We talked about what to do next. I encouraged her to go to the police. See a counselor, do something. Surely someone who had experiences with others dealing with this would know what to do. She decided a few days later she needed to be home that semester to get the help she needed. She moved out by the end of that week.
I listened to her. I believed her. Anyone who had listened to her tell her story should have believed her.
But not everyone did. 
Next time I saw her, she told me about what she had done at home. She told me her boyfriend had broken up with her because of it. He said his friend could never have done something like that and she shouldn’t be able to remember something in such detail if she were drunk. He insisted that she was lying.

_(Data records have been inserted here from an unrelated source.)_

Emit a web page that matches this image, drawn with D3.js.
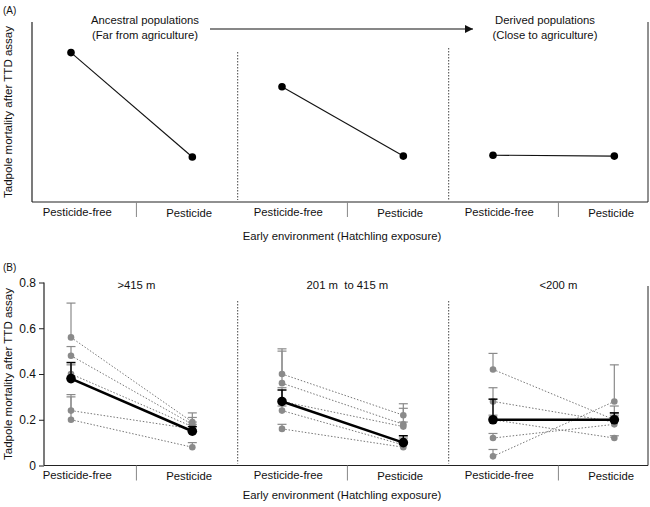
<!DOCTYPE html>
<html><head><meta charset="utf-8">
<script src="https://cdn.jsdelivr.net/npm/d3@7"></script>
<style>body{margin:0;background:#fff}svg{display:block}text{font-family:"Liberation Sans",Arial,sans-serif;fill:#111;white-space:pre}</style>
</head><body><svg id="c" width="650" height="507"></svg>
<script>
// ---------- DATA ----------
const categories = ["Pesticide-free", "Pesticide"];
const yLabel = "Tadpole mortality after TTD assay";
const xLabel = "Early environment (Hatchling exposure)";
// Panel A (schematic, arbitrary units)
const aPesticideFree = [0.83, 0.64, 0.26];
const aPesticide = [0.25, 0.255, 0.255];
// Panel B
const groupLabels = [">415 m", "201 m  to 415 m", "<200 m"];
const yTicks = [0, 0.2, 0.4, 0.6, 0.8];
const siteFree = [[0.56, 0.48, 0.40, 0.24, 0.20], [0.40, 0.36, 0.28, 0.24, 0.16], [0.42, 0.28, 0.20, 0.12, 0.04]];
const siteFreeUpper = [[0.71, 0.52, 0.44, 0.31, 0.30], [0.51, 0.50, 0.34, 0.26, 0.18], [0.49, 0.34, 0.22, 0.14, 0.07]];
const sitePest = [[0.19, 0.18, 0.17, 0.16, 0.08], [0.22, 0.18, 0.17, 0.09, 0.08], [0.20, 0.19, 0.12, 0.18, 0.28]];
const sitePestUpper = [[0.23, 0.21, 0.19, 0.18, 0.10], [0.27, 0.25, 0.19, 0.12, 0.10], [0.22, 0.26, 0.13, 0.23, 0.44]];
const meanFree = [0.38, 0.28, 0.20];
const meanFreeUpper = [0.45, 0.33, 0.29];
const meanPest = [0.15, 0.10, 0.20];
const meanPestUpper = [0.17, 0.13, 0.23];

// ---------- DRAW ----------
const svg = d3.select("#c");
const gray = "#8a8a8a";
const pOff = 0.575; // position of "Pesticide" within a group (group units)
const x = d3.scaleLinear().domain([0, 1]).range([71, 282]);

function frame(left, top, bottom, yTop, yLab, yLabLen, xLabY, sepTop, catY) {
  const g = svg.append("g");
  g.append("line").attr("x1", left).attr("x2", left).attr("y1", yTop).attr("y2", bottom).attr("stroke", "#222").attr("stroke-width", 1.2);
  g.append("line").attr("x1", left).attr("x2", 648).attr("y1", bottom).attr("y2", bottom).attr("stroke", "#222").attr("stroke-width", 1.2);
  g.append("line").attr("x1", 648).attr("x2", 648).attr("y1", top).attr("y2", bottom).attr("stroke", "#222").attr("stroke-width", 1);
  [0, 1, 2].forEach(i => {
    g.append("line").attr("x1", x(i + 0.31)).attr("x2", x(i + 0.31)).attr("y1", bottom).attr("y2", bottom + 15).attr("stroke", "#888").attr("stroke-width", 1);
    g.append("text").attr("x", x(i + 0.03)).attr("y", catY).attr("text-anchor", "middle").attr("font-size", 11.3).text(categories[0]);
    g.append("text").attr("x", x(i + 0.56)).attr("y", catY + 1).attr("text-anchor", "middle").attr("font-size", 11.3).text(categories[1]);
  });
  [0, 1].forEach(i => {
    g.append("line").attr("x1", x(i + 0.79)).attr("x2", x(i + 0.79)).attr("y1", sepTop[i]).attr("y2", bottom - 2).attr("stroke", "#444").attr("stroke-width", 1).attr("stroke-dasharray", "1.5,1.5");
  });
  g.append("text").attr("transform", `translate(12,${yLab}) rotate(-90)`).attr("text-anchor", "middle")
    .attr("font-size", 11.5).attr("textLength", yLabLen).attr("lengthAdjust", "spacingAndGlyphs").text(yLabel);
  g.append("text").attr("x", 342).attr("y", xLabY).attr("text-anchor", "middle").attr("font-size", 11.3).text(xLabel);
}

// ----- Panel A -----
const yA = d3.scaleLinear().domain([0, 1]).range([202, 22]);
frame(32, 22, 202, 22, 112, 172, 240, [52, 48], 216);
svg.append("text").attr("x", 3).attr("y", 14).attr("font-size", 10).text("(A)");
svg.append("defs").append("marker").attr("id", "ah").attr("viewBox", "0 0 10 10").attr("refX", 10).attr("refY", 5)
  .attr("markerWidth", 8).attr("markerHeight", 8).attr("markerUnits", "userSpaceOnUse").attr("orient", "auto")
  .append("path").attr("d", "M0,0L10,5L0,10Z").attr("fill", "#111");
svg.append("line").attr("x1", 210).attr("x2", 473).attr("y1", 29).attr("y2", 29).attr("stroke", "#111").attr("stroke-width", 1.2).attr("marker-end", "url(#ah)");
[["Ancestral populations", "(Far from agriculture)", 145], ["Derived populations", "(Close to agriculture)", 545]].forEach(d => {
  svg.append("text").attr("x", d[2]).attr("y", 24).attr("text-anchor", "middle").attr("font-size", 11.3).text(d[0]);
  svg.append("text").attr("x", d[2]).attr("y", 39).attr("text-anchor", "middle").attr("font-size", 11.3).text(d[1]);
});
aPesticideFree.forEach((v, i) => {
  const x0 = x(i), x1 = x(i + pOff);
  svg.append("line").attr("x1", x0).attr("x2", x1).attr("y1", yA(v)).attr("y2", yA(aPesticide[i])).attr("stroke", "#111").attr("stroke-width", 1.1);
  svg.append("circle").attr("cx", x0).attr("cy", yA(v)).attr("r", 3.8).attr("fill", "#000");
  svg.append("circle").attr("cx", x1).attr("cy", yA(aPesticide[i])).attr("r", 3.8).attr("fill", "#000");
});

// ----- Panel B -----
const leftB = 44;
const yB = d3.scaleLinear().domain([0, 0.8]).range([465.5, 282.5]);
frame(leftB, 286, 465.5, 282.5, 374, 172, 499, [301, 301], 479);
svg.append("text").attr("x", 3).attr("y", 271).attr("font-size", 10).text("(B)");
const ax = svg.append("g").attr("transform", `translate(${leftB},0)`)
  .call(d3.axisLeft(yB).tickValues(yTicks).tickFormat(d => d === 0 ? "0" : d3.format(".1f")(d)).tickSize(5).tickSizeOuter(0));
ax.select(".domain").remove();
ax.selectAll("line").attr("stroke", "#222");
ax.selectAll("text").attr("font-size", 12).attr("font-family", '"Liberation Sans",Arial,sans-serif').attr("fill", "#111");
groupLabels.forEach((t, i) => {
  svg.append("text").attr("x", x(i + 0.31)).attr("y", 289).attr("text-anchor", "middle").attr("font-size", 11.3).text(t);
});
function errBar(cx, v, up, col, w) {
  svg.append("line").attr("x1", cx).attr("x2", cx).attr("y1", yB(v)).attr("y2", yB(up)).attr("stroke", col).attr("stroke-width", w);
  svg.append("line").attr("x1", cx - 4.5).attr("x2", cx + 4.5).attr("y1", yB(up)).attr("y2", yB(up)).attr("stroke", col).attr("stroke-width", w);
}
[0, 1, 2].forEach(g => {
  const x0 = x(g), x1 = x(g + pOff);
  siteFree[g].forEach((v, j) => {
    svg.append("line").attr("x1", x0).attr("x2", x1).attr("y1", yB(v)).attr("y2", yB(sitePest[g][j]))
      .attr("stroke", "#777").attr("stroke-width", 1).attr("stroke-dasharray", "1.5,1.8");
  });
  siteFree[g].forEach((v, j) => {
    errBar(x0, v, siteFreeUpper[g][j], gray, 1.2);
    errBar(x1, sitePest[g][j], sitePestUpper[g][j], gray, 1.2);
  });
  siteFree[g].forEach((v, j) => {
    svg.append("circle").attr("cx", x0).attr("cy", yB(v)).attr("r", 3.3).attr("fill", gray);
    svg.append("circle").attr("cx", x1).attr("cy", yB(sitePest[g][j])).attr("r", 3.3).attr("fill", gray);
  });
  svg.append("line").attr("x1", x0).attr("x2", x1).attr("y1", yB(meanFree[g])).attr("y2", yB(meanPest[g])).attr("stroke", "#000").attr("stroke-width", 2.6);
  errBar(x0, meanFree[g], meanFreeUpper[g], "#000", 1.5);
  errBar(x1, meanPest[g], meanPestUpper[g], "#000", 1.5);
  svg.append("circle").attr("cx", x0).attr("cy", yB(meanFree[g])).attr("r", 4.8).attr("fill", "#000");
  svg.append("circle").attr("cx", x1).attr("cy", yB(meanPest[g])).attr("r", 4.8).attr("fill", "#000");
});
</script></body></html>
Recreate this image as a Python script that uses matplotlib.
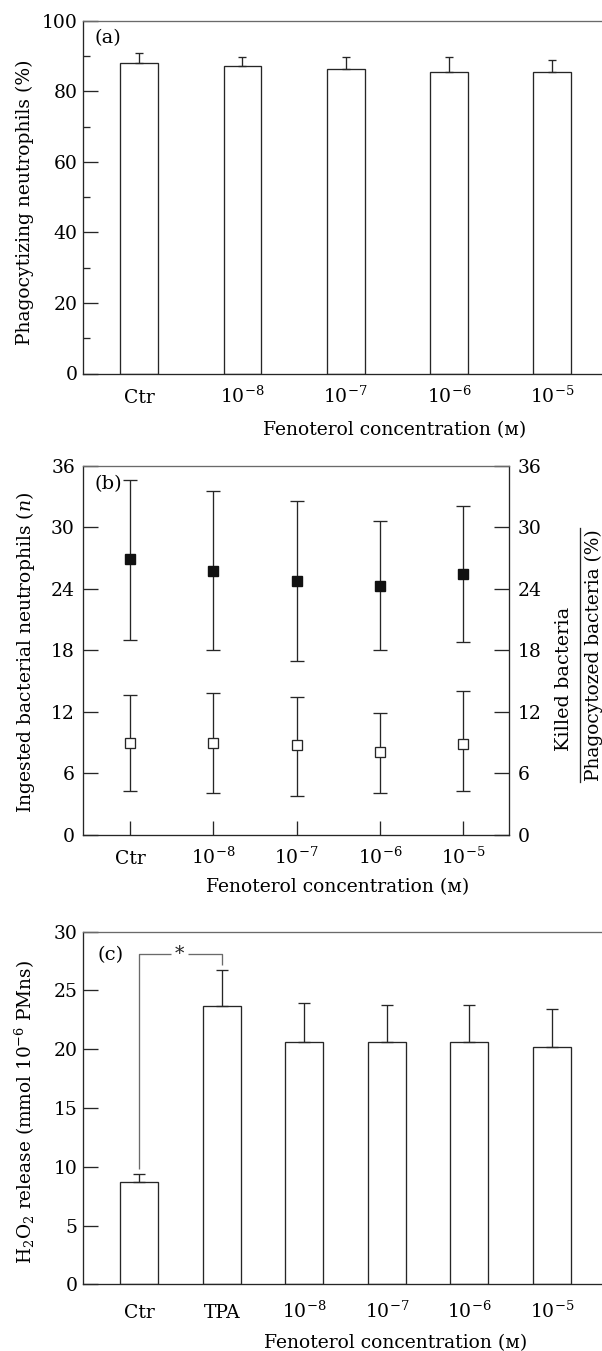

She went to the police with her experience but because she didn’t get a rape kit done, there was no physical proof to link him to the crime. Even if they did believe her, there wasn’t enough to prosecute on.
I don’t know if her rapist was ever brought to justice. I don’t know if she gets a good nights sleep these days.
I got lucky. I don’t think she did. Neither of us got justice. I came to peace with that. I don’t know if she can, and I don’t blame her if she can’t.
Believe victims. Listen to victims. We have to be better than this.